The Eternal Influence of Imogen Heap

For the past two decades, the British singer-songwriter has balanced machine wizardry with startling humanity in her electronic pop. The world has finally caught up.
Imogen Heap
Graphic by Marina Kozak

What was your first brush with Imogen Heap? Was it hearing the symphonic flutters of “Let Go” in Garden State, as Zach Braff’s character chases after the girl of his dreams? Or watching Marissa Cooper on The O.C. realize she shot someone, set to the vocoder harmonies of “Hide and Seek”? Maybe you encountered Heap’s otherworldly vocals through a Jason Derulo radio hit, the far reaches of SoundCloud, or aesthetic TikTok. There are a million points of possible contact with the singer-songwriter-producer, whose rococo electronic pop is full of wild imagination and digital idiosyncrasy. These days, even pouty infants are entranced by her music: Heap’s “The Happy Song” is purportedly the world’s first composition scientifically proven to cheer up babies. As one satisfied parent wrote in a New York Times endorsement, “From the point of view of sheer effectiveness… [it is] the greatest song ever recorded.”

A 6’2” British woman whose nest-like hair, parasols, and petticoats attracted interview questions like how kooky are you?, Heap helped define the popular soundtrack of the early 2000s. Her solo work and sole album as a part of the electronic duo Frou Frou have become touchstones for the millennials who grew up hearing Heap’s otherworldly, oft-modulated vocals on-screen. Now 44, the pop innovator continually resurfaces as a point of inspiration. Heap’s vocals have become go-to sample material for hip-hop artists, popping up in songs by A$AP Rocky, Mac Miller, Lil B, and more. Pop stars revere her for her ambitious songwriting and artistic autonomy: Taylor Swift described her as “one of the most interesting and unique artists”; Ariana Grande, “the woman who inspires my every move.” Kacey Musgraves’ 2018 country-disco opus, Golden Hour, purportedly began with the premise, “What would it sound like if Imogen Heap made a country album?” Heap’s music sounds like it could be released today, and not simply because the 2000s are trendy again.

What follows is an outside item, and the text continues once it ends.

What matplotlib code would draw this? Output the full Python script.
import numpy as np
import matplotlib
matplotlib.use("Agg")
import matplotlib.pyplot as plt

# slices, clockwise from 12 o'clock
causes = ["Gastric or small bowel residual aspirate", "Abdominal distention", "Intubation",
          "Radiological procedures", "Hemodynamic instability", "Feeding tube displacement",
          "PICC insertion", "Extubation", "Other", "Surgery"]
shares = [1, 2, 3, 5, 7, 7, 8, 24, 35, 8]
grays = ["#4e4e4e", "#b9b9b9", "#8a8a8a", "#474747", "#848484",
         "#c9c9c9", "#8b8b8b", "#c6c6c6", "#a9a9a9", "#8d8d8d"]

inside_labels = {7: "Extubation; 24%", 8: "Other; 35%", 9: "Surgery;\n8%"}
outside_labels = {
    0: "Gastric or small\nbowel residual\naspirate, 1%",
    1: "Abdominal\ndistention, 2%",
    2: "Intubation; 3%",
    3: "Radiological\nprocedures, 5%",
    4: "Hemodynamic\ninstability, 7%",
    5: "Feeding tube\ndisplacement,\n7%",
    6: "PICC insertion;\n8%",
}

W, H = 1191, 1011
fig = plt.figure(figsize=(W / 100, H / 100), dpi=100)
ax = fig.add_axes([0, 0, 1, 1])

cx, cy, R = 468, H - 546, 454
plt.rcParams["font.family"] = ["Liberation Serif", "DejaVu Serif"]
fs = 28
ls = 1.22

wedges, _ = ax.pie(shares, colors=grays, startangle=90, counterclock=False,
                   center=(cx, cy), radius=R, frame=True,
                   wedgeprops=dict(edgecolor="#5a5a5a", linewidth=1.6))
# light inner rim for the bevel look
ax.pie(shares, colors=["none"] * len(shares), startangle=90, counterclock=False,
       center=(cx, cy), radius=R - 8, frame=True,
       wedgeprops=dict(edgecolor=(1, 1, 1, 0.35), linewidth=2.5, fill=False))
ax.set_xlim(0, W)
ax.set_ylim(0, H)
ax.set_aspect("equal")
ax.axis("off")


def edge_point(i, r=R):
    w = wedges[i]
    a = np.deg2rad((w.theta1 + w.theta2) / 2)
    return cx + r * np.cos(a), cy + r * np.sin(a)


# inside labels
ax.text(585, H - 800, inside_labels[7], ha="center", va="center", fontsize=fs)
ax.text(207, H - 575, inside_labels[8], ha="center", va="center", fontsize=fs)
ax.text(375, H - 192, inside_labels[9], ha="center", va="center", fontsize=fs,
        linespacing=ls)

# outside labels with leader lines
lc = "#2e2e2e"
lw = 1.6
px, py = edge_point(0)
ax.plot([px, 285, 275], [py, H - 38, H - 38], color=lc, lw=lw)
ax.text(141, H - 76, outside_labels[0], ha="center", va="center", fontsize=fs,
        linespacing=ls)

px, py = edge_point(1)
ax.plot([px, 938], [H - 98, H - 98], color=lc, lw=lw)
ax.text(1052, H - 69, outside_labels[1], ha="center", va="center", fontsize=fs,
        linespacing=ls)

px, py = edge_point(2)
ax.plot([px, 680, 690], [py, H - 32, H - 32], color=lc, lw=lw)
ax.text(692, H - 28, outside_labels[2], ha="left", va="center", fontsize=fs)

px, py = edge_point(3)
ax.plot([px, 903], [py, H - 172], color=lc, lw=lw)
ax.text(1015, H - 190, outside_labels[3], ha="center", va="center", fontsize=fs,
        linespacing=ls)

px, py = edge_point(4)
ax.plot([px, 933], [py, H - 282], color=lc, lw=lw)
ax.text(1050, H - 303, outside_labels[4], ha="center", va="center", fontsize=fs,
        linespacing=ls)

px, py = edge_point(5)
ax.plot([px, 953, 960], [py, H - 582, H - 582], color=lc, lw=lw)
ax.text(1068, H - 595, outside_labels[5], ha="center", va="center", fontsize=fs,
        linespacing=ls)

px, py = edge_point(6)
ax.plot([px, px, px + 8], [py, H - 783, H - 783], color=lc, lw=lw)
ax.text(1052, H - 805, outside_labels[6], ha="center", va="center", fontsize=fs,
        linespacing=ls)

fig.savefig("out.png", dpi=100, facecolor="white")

Part of her longevity has to do with the vivid detailing in each song. “There are a lot of little things that you pick up the more you listen—something for everyone to take away,” says the producer Clams Casino, who has sampled Heap countless times, including in the cloud-rap classic “I’m God.” But it also owes to Heap’s openness to new media and technology, the varied detours her music might take. Thrilled by the idea of getting syncs in TV shows and movies, she has also liberally granted permission for other artists to interpret and recontextualize her work. “I love when people collaborate with my music,” she said in 2019. “I love that they have a life of their own.”

Raised in rural Essex, Heap spent many leisurely hours as a child improvising at the piano; to deceive her parents into believing she was practicing, she’d imitate Bach and Beethoven then whirl off in her own direction. As she recalled, “the more instruments I played, the more academic lessons I got called out of”—so she picked up the clarinet and cello. Her life took a turn at 12 when her parents separated and shipped her off to boarding school. Spatting with a teacher, Heap was banished to the music technology room and taught herself how to sample and sequence on an Atari console. She studied music at the prestigious BRIT School, was signed to a label by 18, and started her career as a throaty alt-rock singer in the late ’90s.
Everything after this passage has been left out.